On the factual level, according to Ken Stein’s 1984 book The Land Question in Palestine 1917-1939, Zionists made most of their land purchases in cultivable areas. At least part of these lands were often occupied at the time of purchase by poor tenant farmers, who were compensated in a variety of means but one way or another forced to leave.
It is undoubtedly true that at the same time, Jewish settlement was the chief driver of pre-state Palestine’s economy. Gilder covers this ground well, writing, “Between 1921 and 1942, the Jews increased… the total invested capital from a few hundred thousand dollars to the equivalent of $70 million.” Since that time, Jews have continued to expand the economic potential of the territory currently controlled by Israel, facilitating higher incomes and standards of living for all its inhabitants, whether Arab or Jew, Israeli citizen or not.
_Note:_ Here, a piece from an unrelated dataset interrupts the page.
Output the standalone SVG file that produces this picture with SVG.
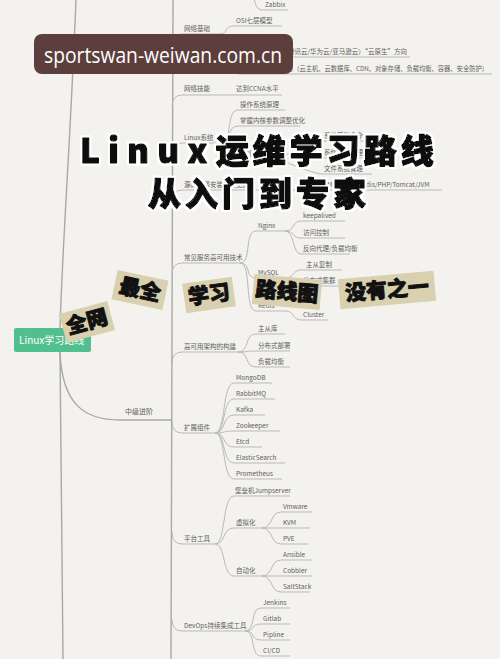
<svg xmlns="http://www.w3.org/2000/svg" width="500" height="659" viewBox="0 0 500 659">
<defs>
<style>
.t{font-family:"Noto Sans CJK SC","Noto Sans",sans-serif;font-size:6.5px;fill:#5e5e5e}
.c{fill:none;stroke:#b9b9b9;stroke-width:1}
.tr{fill:none;stroke:#a8a8a8;stroke-width:1.4}
.st{fill:#d9d0b0}
.sx{font-family:"Noto Sans CJK SC",sans-serif;font-weight:900;font-size:21px;fill:#111;stroke:#111;stroke-width:0.9;stroke-linejoin:round}
.ti{font-family:"Noto Sans CJK SC",sans-serif;font-weight:900;font-size:33px;fill:#111;stroke:#111;stroke-width:1.4;stroke-linejoin:round}
</style>
<filter id="halo" x="-5%" y="-20%" width="110%" height="140%">
<feMorphology in="SourceAlpha" operator="dilate" radius="2" result="d"/>
<feFlood flood-color="#ffffff"/>
<feComposite in2="d" operator="in" result="w"/>
<feMerge><feMergeNode in="w"/><feMergeNode in="SourceGraphic"/></feMerge>
</filter>
</defs>
<rect width="500" height="659" fill="#f3f2ef"/>

<g id="connectors">
<path class="tr" d="M76 0 C70 150 62 250 60 330"/>
<path class="tr" d="M60 352 L63 659"/>
<path class="tr" d="M173 0 L171 659"/>
<path class="tr" d="M60 352 C62 405 85 420 120 420 H172"/>
<path class="c" d="M254 -4 Q255 10 262 10 H288"/>
<path class="c" d="M172 46 Q172 34 182 34 H220"/>
<path class="c" d="M220 34 C228 34 224 26 234 26 H282"/>
<path class="c" d="M220 34 C228 34 224 42 234 42 H262"/>
<path class="c" d="M172 74 Q172 62 182 62 H222"/>
<path class="c" d="M222 62 C230 62 228 57 238 57 H410"/>
<path class="c" d="M222 62 C230 62 230 74 240 74 H492"/>
<path class="c" d="M172 107 Q172 95 182 95 H282"/>
<path class="c" d="M172 155 Q172 143 182 143 H222"/>
<path class="c" d="M222 143 C232 143 226 110 238 110 H285"/>
<path class="c" d="M222 143 C232 143 226 126 238 126 H300"/>
<path class="c" d="M222 143 C230 143 226 159 234 159 H272"/>
<path class="c" d="M272 159 C282 159 312 141 322 141 H372"/>
<path class="c" d="M272 159 C282 159 312 158 322 158 H372"/>
<path class="c" d="M272 159 C282 159 312 174 322 174 H372"/>
<path class="c" d="M172 202 Q172 190 182 190 H240 L442 190"/>
<path class="c" d="M172 275 Q172 263 182 263 H240"/>
<path class="c" d="M240 263 C252 263 244 231 256 231 H285"/>
<path class="c" d="M240 263 C252 263 244 278 256 278 H285"/>
<path class="c" d="M240 263 C252 263 244 311 256 311 H285"/>
<path class="c" d="M285 231 C295 231 292 221 301 221 H345"/>
<path class="c" d="M285 231 C295 231 292 238 301 238 H345"/>
<path class="c" d="M285 231 C295 231 292 254 301 254 H350"/>
<path class="c" d="M285 278 C295 278 292 270 301 270 H342"/>
<path class="c" d="M285 278 C295 278 292 286 301 286 H342"/>
<path class="c" d="M285 311 C295 311 292 320 301 320 H328"/>
<path class="c" d="M172 364 Q172 352 182 352 H238"/>
<path class="c" d="M238 352 C250 352 244 334 256 334 H285"/>
<path class="c" d="M238 352 C250 352 244 351 256 351 H290"/>
<path class="c" d="M238 352 C250 352 244 367 256 367 H290"/>
<path class="c" d="M172 421 Q172 433 182 433 H215"/>
<path class="c" d="M215 433 C226 433 222 383 234 383 H272"/>
<path class="c" d="M215 433 C226 433 222 399 234 399 H275"/>
<path class="c" d="M215 433 C226 433 222 415 234 415 H265"/>
<path class="c" d="M215 433 C226 433 222 431 234 431 H280"/>
<path class="c" d="M215 433 C226 433 222 447 234 447 H262"/>
<path class="c" d="M215 433 C226 433 222 463 234 463 H285"/>
<path class="c" d="M215 433 C226 433 222 479 234 479 H282"/>
<path class="c" d="M172 532 Q172 544 182 544 H215"/>
<path class="c" d="M215 544 C226 544 222 496 234 496 H290"/>
<path class="c" d="M215 544 C226 544 222 528 234 528 H262"/>
<path class="c" d="M215 544 C226 544 222 576 234 576 H262"/>
<path class="c" d="M262 528 C273 528 270 512 281 512 H312"/>
<path class="c" d="M262 528 C273 528 270 528 281 528 H310"/>
<path class="c" d="M262 528 C273 528 270 544 281 544 H308"/>
<path class="c" d="M262 576 C273 576 270 560 281 560 H312"/>
<path class="c" d="M262 576 C273 576 270 576 281 576 H312"/>
<path class="c" d="M262 576 C273 576 270 592 281 592 H310"/>
<path class="c" d="M172 619 Q172 631 182 631 H245"/>
<path class="c" d="M245 631 C256 631 250 608 261 608 H290"/>
<path class="c" d="M245 631 C256 631 250 624 261 624 H290"/>
<path class="c" d="M245 631 C256 631 250 640 261 640 H290"/>
<path class="c" d="M245 631 C256 631 250 656 261 656 H290"/>
</g>

<g id="n-zabbix"><text class="t" x="265" y="7">Zabbix</text></g>
<g id="n-netbase"><text class="t" x="184" y="31">网络基础</text></g>
<g id="n-osi"><text class="t" x="236" y="23">OSI七层模型</text></g>
<g id="n-tcpip"><text class="t" x="236" y="39">TCP/IP</text></g>
<g id="n-cloud1"><text class="t" x="240" y="54">公有云（阿里云/腾讯云/华为云/亚马逊云）“云原生”方向</text></g>
<g id="n-cloud2"><text class="t" x="243" y="71" textLength="245" lengthAdjust="spacingAndGlyphs">主流云常见的服务（云主机、云数据库、CDN、对象存储、负载均衡、容器、安全防护）</text></g>
<g id="n-netskill"><text class="t" x="184" y="91">网络技能</text></g>
<g id="n-ccna"><text class="t" x="236" y="91">达到CCNA水平</text></g>
<g id="n-linux"><text class="t" x="184" y="140">Linux系统</text></g>
<g id="n-os"><text class="t" x="240" y="107">操作系统原理</text></g>
<g id="n-kernel"><text class="t" x="240" y="123">掌握内核参数调整优化</text></g>
<g id="n-sys"><text class="t" x="236" y="156">系统管理</text></g>
<g id="n-cmd"><text class="t" x="324" y="138">系统基础命令</text></g>
<g id="n-svc"><text class="t" x="324" y="155">系统服务管理</text></g>
<g id="n-fs"><text class="t" x="324" y="171">文件系统管理</text></g>
<g id="n-services"><text class="t" x="184" y="187">源码编译安装及常见服务</text><text class="t" x="300" y="187">LAMP/LNMP/Nginx/Redis/PHP/Tomcat/JVM</text></g>
<g id="n-ha"><text class="t" x="184" y="260">常见服务高可用技术</text></g>
<g id="n-nginx"><text class="t" x="258" y="228">Nginx</text></g>
<g id="n-keep"><text class="t" x="303" y="218">keepalived</text></g>
<g id="n-acl"><text class="t" x="303" y="235">访问控制</text></g>
<g id="n-proxy"><text class="t" x="303" y="251">反向代理/负载均衡</text></g>
<g id="n-mysql"><text class="t" x="258" y="275">MySQL</text></g>
<g id="n-repl"><text class="t" x="306" y="267">主从复制</text></g>
<g id="n-dist"><text class="t" x="303" y="283">分布式集群</text></g>
<g id="n-redis"><text class="t" x="258" y="308">Redis</text></g>
<g id="n-cluster"><text class="t" x="303" y="317">Cluster</text></g>
<g id="n-arch"><text class="t" x="184" y="349">高可用架构的构建</text></g>
<g id="n-ms"><text class="t" x="258" y="331">主从库</text></g>
<g id="n-dd"><text class="t" x="258" y="348">分布式部署</text></g>
<g id="n-lb"><text class="t" x="258" y="364">负载均衡</text></g>
<g id="n-mid"><text class="t" x="125" y="414" style="font-size:7px">中级进阶</text></g>
<g id="n-ext"><text class="t" x="184" y="430">扩展组件</text></g>
<g id="n-mongo"><text class="t" x="236" y="380">MongoDB</text></g>
<g id="n-rabbit"><text class="t" x="236" y="396">RabbitMQ</text></g>
<g id="n-kafka"><text class="t" x="236" y="412">Kafka</text></g>
<g id="n-zk"><text class="t" x="236" y="428">Zookeeper</text></g>
<g id="n-etcd"><text class="t" x="236" y="444">Etcd</text></g>
<g id="n-es"><text class="t" x="236" y="460">ElasticSearch</text></g>
<g id="n-prom"><text class="t" x="236" y="476">Prometheus</text></g>
<g id="n-platform"><text class="t" x="184" y="541">平台工具</text></g>
<g id="n-jump"><text class="t" x="235" y="493">堡垒机Jumpserver</text></g>
<g id="n-virt"><text class="t" x="236" y="525">虚拟化</text></g>
<g id="n-vmware"><text class="t" x="283" y="509">Vmware</text></g>
<g id="n-kvm"><text class="t" x="283" y="525">KVM</text></g>
<g id="n-pve"><text class="t" x="283" y="541">PVE</text></g>
<g id="n-auto"><text class="t" x="236" y="573">自动化</text></g>
<g id="n-ansible"><text class="t" x="283" y="557">Ansible</text></g>
<g id="n-cobbler"><text class="t" x="283" y="573">Cobbler</text></g>
<g id="n-salt"><text class="t" x="283" y="589">SaltStack</text></g>
<g id="n-devops"><text class="t" x="184" y="628">DevOps持续集成工具</text></g>
<g id="n-jenkins"><text class="t" x="263" y="605">Jenkins</text></g>
<g id="n-gitlab"><text class="t" x="263" y="621">Gitlab</text></g>
<g id="n-pipeline"><text class="t" x="263" y="637">Pipline</text></g>
<g id="n-cicd"><text class="t" x="263" y="653">CI/CD</text></g>

<g id="root">
<rect x="14" y="328" width="77" height="24" rx="2" fill="#52bf8e"/>
<text x="19" y="344" style="font-family:'Noto Sans CJK SC',sans-serif;font-size:10px;fill:#fff">Linux学习路线</text>
</g>

<g id="watermark">
<rect x="34" y="34" width="259" height="40" rx="8" fill="#5c3e3c"/>
<text x="44" y="63" textLength="238" lengthAdjust="spacingAndGlyphs" style="font-family:'Open Sans',sans-serif;font-size:21px;fill:#fff">sportswan-weiwan.com.cn</text>
</g>

<g id="title" filter="url(#halo)">
<text class="ti" x="80" y="163"><tspan letter-spacing="8.5">Linux</tspan><tspan letter-spacing="4">运维学习路线</tspan></text>
<text class="ti" x="148" y="206" letter-spacing="4">从入门到专家</text>
</g>

<g id="stickers">
<g transform="translate(87 322) rotate(-15)"><rect class="st" x="-25" y="-15" width="50" height="30"/><text class="sx" x="0" y="7" text-anchor="middle">全网</text></g>
<g transform="translate(140 290) rotate(12)"><rect class="st" x="-26" y="-15" width="52" height="30"/><text class="sx" x="0" y="7" text-anchor="middle">最全</text></g>
<g transform="translate(209 295) rotate(-8)"><rect class="st" x="-25" y="-15" width="50" height="30"/><text class="sx" x="0" y="7" text-anchor="middle">学习</text></g>
<g transform="translate(287 292) rotate(5)"><rect class="st" x="-34" y="-15" width="68" height="30"/><text class="sx" x="0" y="7" text-anchor="middle">路线图</text></g>
<g transform="translate(387 290) rotate(-5)"><rect class="st" x="-48" y="-15" width="96" height="30"/><text class="sx" x="0" y="7" text-anchor="middle">没有之一</text></g>
</g>
</svg>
This points to the deeper problem in the argument made by Gilder and Pipes. In justifying the Jewish claim to national independence in the Land of Israel through the morality of their modern conquest or the economic benefit it provides, this leaves open the question of what rights Jews would have if those things were not so.
The truth, once well understood by those Zionist land purchasers, is the Jewish claim to the land is at least equal to that of the Arabs. It doesn’t matter much how the land was acquired (though we did so legally) or what kind of land it was that we bought. It was – and is – ours by the natural right of the Jewish people to political independence in their native homeland. Even if the dire poverty of the Pale of Settlement had been recreated in Israel or if the Jews had mistreated the Arabs in the manner of the worst anti-Israelist fantasies, the land would still belong to them, for there is probably no people with as profound a connection to a spot of earth as the Jews to the Land of Israel, and there is only one Jewish state.
Israelis may grant the rights of another people in their land and be willing to compromise with them for peace. But until American advocates for Israel are able to follow the stirring example set by Benjamin Netanyahu in his address to Congress last month, in which he reiterated well the Jewish right to our homeland, they will forever find themselves defending that which requires no defense.